The recession began in December 2007, according to a statement from the bureau, which is a nonpartisan, private economic research organization.

“A recession is a significant decline in economic activity spread across the economy, lasting more than a few months, normally visible in production, employment, real income and other indicators,” according to the statement. “The committee determined that the decline in economic activity in 2008 met the standard for a recession.”

Anthony Sanders, a professor of finance and real estate in the W.P. Carey School of Business, said the statement affirmed what economists around the country already understood.

“It’s a public pronouncement of what we already know,” he said. “It felt like a recession. It looked like a recession. We’re seeing job loss; we’re seeing spending declines.”

The National Bureau of Economic Research cited a number of factors for the state of recession.

According to the U.S. Bureau of Labor Statistics, payroll employment or the amount of held jobs in the U.S. economy peaked in December 2007 and has declined during every single month since.

Dennis Doby, senior director for labor market information at the Arizona Department of Commerce, also said the announcement reflected what economists already knew.

“It just makes what we’ve seen in the statistics official,” he said.

For example, Doby said, Arizona’s nonfarm payroll employment declined about 2.6 percent from October 2007 to October 2008, a loss of about 70,900 jobs.

“We believe the losses will slow in 2009,” he said. “Whether we get back to positive growth in 2009 is still a little hazy, so to speak.”

Sanders, who testified in Congress on Nov. 14 about the U.S. government’s financial bailout plan, said the national recession could last several years.

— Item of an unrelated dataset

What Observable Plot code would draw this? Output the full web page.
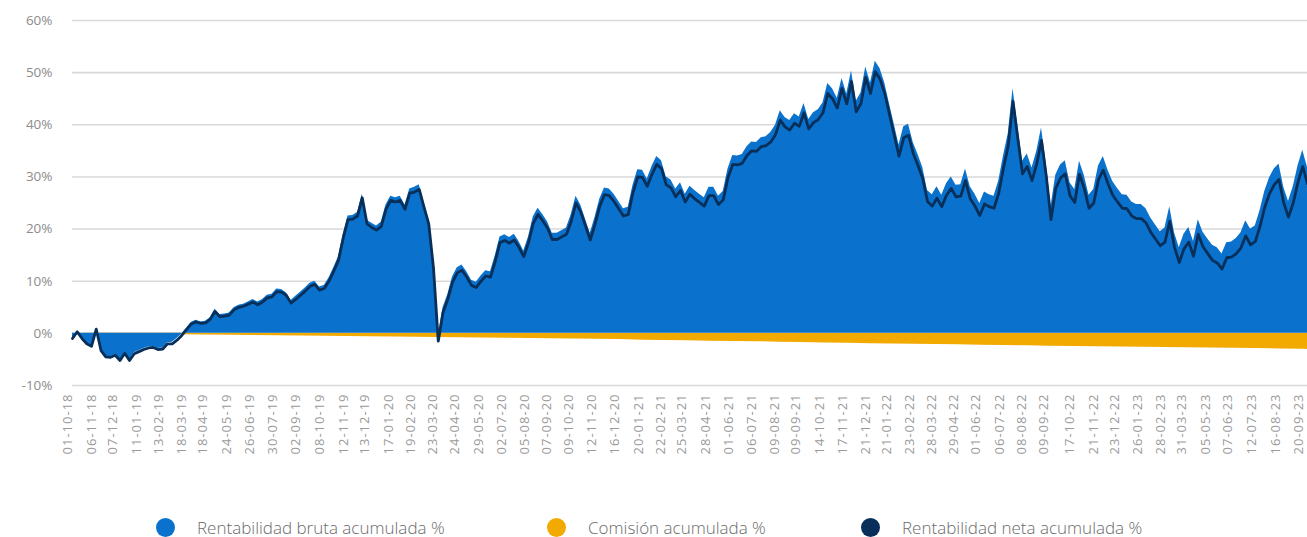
<!DOCTYPE html>
<html>
<head>
<meta charset="utf-8">
<script src="https://cdn.jsdelivr.net/npm/d3@7"></script>
<script src="https://cdn.jsdelivr.net/npm/@observablehq/plot@0.6"></script>
<style>
  html, body { margin: 0; padding: 0; background: #fff; }
  body { width: 1307px; height: 537px; overflow: hidden; font-family: "Open Sans", Lato, sans-serif; }
  #chart svg { display: block; }
  #chart svg g[aria-label="x-axis tick label"] text { letter-spacing: 1px; }
  #legend { position: relative; height: 20px; margin-top: 17px; }
  .item { position: absolute; top: 0; display: flex; align-items: center; height: 20px; }
  .dot { width: 19px; height: 19px; border-radius: 50%; margin-right: 22px; }
  .lbl { font-size: 17px; font-weight: 300; color: #6b6b6b; white-space: nowrap; }
</style>
</head>
<body>
<div id="chart"></div>
<div id="legend"></div>
<script>
// ---- data ----
const seriesNames = ["Rentabilidad bruta acumulada %", "Comisión acumulada %", "Rentabilidad neta acumulada %"];
const seriesColors = ["#0a72cc", "#f2a900", "#072f5a"];

const tickLabels = ["01-10-18","06-11-18","07-12-18","11-01-19","13-02-19","18-03-19","18-04-19","24-05-19","26-06-19","30-07-19","02-09-19","08-10-19","12-11-19","13-12-19","17-01-20","19-02-20","23-03-20","24-04-20","29-05-20","02-07-20","05-08-20","07-09-20","09-10-20","12-11-20","16-12-20","20-01-21","22-02-21","25-03-21","28-04-21","01-06-21","06-07-21","09-08-21","09-09-21","14-10-21","17-11-21","21-12-21","21-01-22","23-02-22","28-03-22","29-04-22","01-06-22","06-07-22","08-08-22","09-09-22","17-10-22","21-11-22","23-12-22","26-01-23","28-02-23","31-03-23","05-05-23","07-06-23","12-07-23","16-08-23","20-09-23"];

// weekly observations starting on this date
const startDate = "01-10-18";
const stepDays = 7;

const neta = [
-1.0,0.3,-1.0,-2.0,-2.5,0.8,-3.3,-4.5,-4.6,-4.2,-5.2,-3.8,-5.2,-3.9,-3.5,-3.1,-2.8,-2.7,-3.1,-3.0,
-2.0,-2.0,-1.3,-0.4,0.7,1.8,2.2,1.9,2.0,2.7,4.2,3.2,3.3,3.5,4.5,5.0,5.2,5.6,6.0,5.5,
6.0,6.8,7.0,8.0,7.9,7.3,5.8,6.5,7.3,8.1,9.0,9.4,8.3,8.6,10.0,11.9,14.0,18.3,21.8,21.9,
22.5,26.0,21.0,20.3,19.8,20.5,23.8,25.5,25.2,25.5,23.8,26.9,27.1,27.6,24.2,21.0,12.5,-1.5,4.0,6.5,
9.8,11.6,12.1,10.8,9.2,8.8,10.0,11.0,10.8,13.8,17.4,17.8,17.3,17.9,16.5,14.7,17.4,21.1,22.8,21.6,
20.2,18.0,18.0,18.5,19.0,21.5,25.0,23.3,20.6,17.9,20.9,24.4,26.6,26.4,25.3,23.9,22.5,22.8,27.0,30.0,
29.9,28.2,30.5,32.4,31.6,28.5,27.9,26.2,27.4,25.2,26.7,25.8,25.1,24.4,26.4,26.4,24.7,25.6,29.9,32.4,
32.3,32.6,34.1,35.0,34.9,35.8,36.0,36.7,38.1,40.9,39.6,39.0,40.3,39.7,42.3,39.2,40.4,41.0,42.3,46.0,
45.0,43.2,47.0,44.0,48.3,42.5,44.1,49.1,46.0,50.2,48.8,46.0,42.0,38.0,34.0,37.5,38.0,34.5,32.2,29.7,
25.3,24.4,25.9,24.3,26.5,27.8,26.2,26.3,29.3,25.8,24.4,22.6,24.8,24.3,24.0,26.9,31.7,36.0,44.5,37.5,
30.6,32.0,29.3,32.5,37.0,30.2,21.8,27.8,29.8,30.6,26.4,25.1,30.5,27.8,24.0,25.0,29.5,31.3,28.7,26.5,
25.2,24.0,23.9,22.5,22.0,22.0,21.2,19.4,18.1,16.8,17.5,21.5,16.5,13.6,16.2,17.5,14.8,19.0,16.6,15.3,
14.0,13.5,12.3,14.5,14.6,15.3,16.4,18.7,17.0,17.6,20.5,24.2,26.8,28.5,29.5,25.0,22.3,25.0,29.0,32.0,
28.7];

const bruta = [
-1.0,0.3,-1.0,-2.0,-2.5,0.9,-3.2,-4.4,-4.5,-4.1,-5.1,-3.7,-5.1,-3.7,-3.3,-2.9,-2.6,-2.5,-2.9,-2.8,
-1.8,-1.7,-1.0,-0.1,1.0,2.1,2.5,2.2,2.3,3.0,4.6,3.6,3.7,3.9,4.9,5.4,5.6,6.0,6.5,6.0,
6.5,7.3,7.5,8.5,8.4,7.8,6.3,7.1,7.9,8.7,9.6,10.0,8.9,9.2,10.6,12.6,14.7,19.0,22.5,22.6,
23.2,26.7,21.7,21.1,20.6,21.3,24.6,26.3,26.0,26.3,24.6,27.7,28.0,28.5,25.1,21.9,13.4,-0.6,4.9,7.4,
10.8,12.6,13.1,11.8,10.2,9.8,11.0,12.0,11.8,14.9,18.5,18.9,18.4,19.0,17.6,15.8,18.5,22.3,24.0,22.8,
21.4,19.2,19.2,19.7,20.2,22.8,26.3,24.6,21.9,19.2,22.2,25.7,27.9,27.7,26.7,25.3,23.9,24.2,28.4,31.4,
31.3,29.6,32.0,33.9,33.1,30.0,29.4,27.7,28.9,26.7,28.2,27.4,26.7,26.0,28.0,28.0,26.3,27.2,31.5,34.1,
34.0,34.3,35.8,36.7,36.6,37.5,37.7,38.5,39.9,42.7,41.4,40.8,42.1,41.5,44.1,41.0,42.3,42.9,44.2,47.9,
46.9,45.1,48.9,45.9,50.3,44.5,46.1,51.1,48.0,52.2,50.8,48.0,44.0,40.1,36.1,39.6,40.1,36.6,34.3,31.8,
27.4,26.6,28.1,26.5,28.7,30.0,28.4,28.5,31.5,28.1,26.7,24.9,27.1,26.6,26.3,29.2,34.0,38.3,46.9,39.9,
33.0,34.4,31.7,34.9,39.4,32.6,24.3,30.3,32.3,33.1,28.9,27.6,33.0,30.3,26.5,27.6,32.1,33.9,31.3,29.1,
27.8,26.6,26.5,25.2,24.7,24.7,23.9,22.1,20.8,19.5,20.2,24.3,19.3,16.4,19.0,20.3,17.6,21.8,19.4,18.1,
16.9,16.4,15.2,17.4,17.5,18.2,19.3,21.6,20.0,20.6,23.5,27.2,29.8,31.5,32.5,28.0,25.3,28.1,32.1,35.1,
31.8];

// commission read at each tick date, plus the final observation
const comisionFechas = tickLabels.concat(["25-09-23"]);
const comision = [0,-0.05,-0.1,-0.15,-0.2,-0.25,-0.3,-0.35,-0.4,-0.45,-0.5,-0.55,-0.6,-0.65,-0.7,-0.75,-0.8,-0.85,-0.9,-0.95,
-1.0,-1.05,-1.1,-1.15,-1.2,-1.3,-1.35,-1.4,-1.5,-1.55,-1.6,-1.7,-1.75,-1.85,-1.9,-2.0,-2.05,-2.1,-2.15,-2.2,
-2.3,-2.35,-2.4,-2.45,-2.5,-2.55,-2.6,-2.65,-2.7,-2.75,-2.8,-2.85,-2.9,-3.0,-3.05,-3.1];

const yTicks = [-10, 0, 10, 20, 30, 40, 50, 60];

// ---- build tables ----
const parse = d3.utcParse("%d-%m-%y");
const fmt = d3.utcFormat("%d-%m-%y");
const t0 = parse(startDate);
const weekly = neta.map((v, i) => ({date: d3.utcDay.offset(t0, i * stepDays), neta: v, bruta: bruta[i]}));
const comData = comision.map((v, i) => ({date: parse(comisionFechas[i]), com: v}));
const tickDates = tickLabels.map(parse);

const chart = Plot.plot({
  width: 1307,
  height: 500,
  marginTop: 20,
  marginBottom: 115,
  marginLeft: 72,
  marginRight: 0,
  style: {fontFamily: "'Open Sans', Lato, sans-serif", background: "#fff"},
  x: {type: "utc", domain: [weekly[0].date, weekly[weekly.length - 1].date], label: null},
  y: {domain: [-10, 60], label: null},
  marks: [
    Plot.ruleY(yTicks, {stroke: "#d9d9d9", strokeWidth: 1.6}),
    Plot.areaY(comData, {x: "date", y: "com", fill: seriesColors[1], curve: "linear"}),
    Plot.areaY(weekly, {x: "date", y: "bruta", fill: seriesColors[0], curve: "linear"}),
    Plot.lineY(weekly, {x: "date", y: "neta", stroke: seriesColors[2], strokeWidth: 2.8, strokeLinejoin: "round"}),
    Plot.axisY({ticks: yTicks, tickFormat: d => d + "%", tickSize: 0, tickPadding: 20, fontSize: 13.5, fill: "#8c8c8c", label: null}),
    Plot.axisX({ticks: tickDates, tickFormat: d => fmt(d), tickRotate: -90, tickSize: 0, tickPadding: 8, fontSize: 13, fill: "#9a9a9a", dx: -5, label: null})
  ]
});
document.getElementById("chart").appendChild(chart);

// ---- legend ----
const legendX = [156, 547, 861];
const legend = document.getElementById("legend");
seriesNames.forEach((name, i) => {
  const item = document.createElement("div");
  item.className = "item";
  item.style.left = legendX[i] + "px";
  const dot = document.createElement("span");
  dot.className = "dot";
  dot.style.background = seriesColors[i];
  const lbl = document.createElement("span");
  lbl.className = "lbl";
  lbl.textContent = name;
  item.appendChild(dot);
  item.appendChild(lbl);
  legend.appendChild(item);
});
</script>
</body>
</html>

“[The National Bureau of Economic Research] looks at recessions in a historical context,” he said. “They’re actually backward-looking, in a sense.”

Sanders said the U.S. economy would only begin to recover when the housing market recovers.

Dennis Hoffman, University economist, director and associate dean for research and doctoral programs at the Carey School, said in an e-mail that the recession could have been mild except for the credit crunch that became evident in September.

Hoffman said the housing market has had severe effects on the national economic climate.

“The housing bubble has lasting effects that dampen confidence in all sectors of the economy,” he said. “And worse, the investment itself pays no real dividends.”

The lack of good returns from investment in housing is different from another recent speculative bubble, he said.

“In contrast we had a dot-com bubble in the late 1990s,” he said. “But at least [when] it was over, we had a lot of productivity-enhancing IT infrastructure in place.”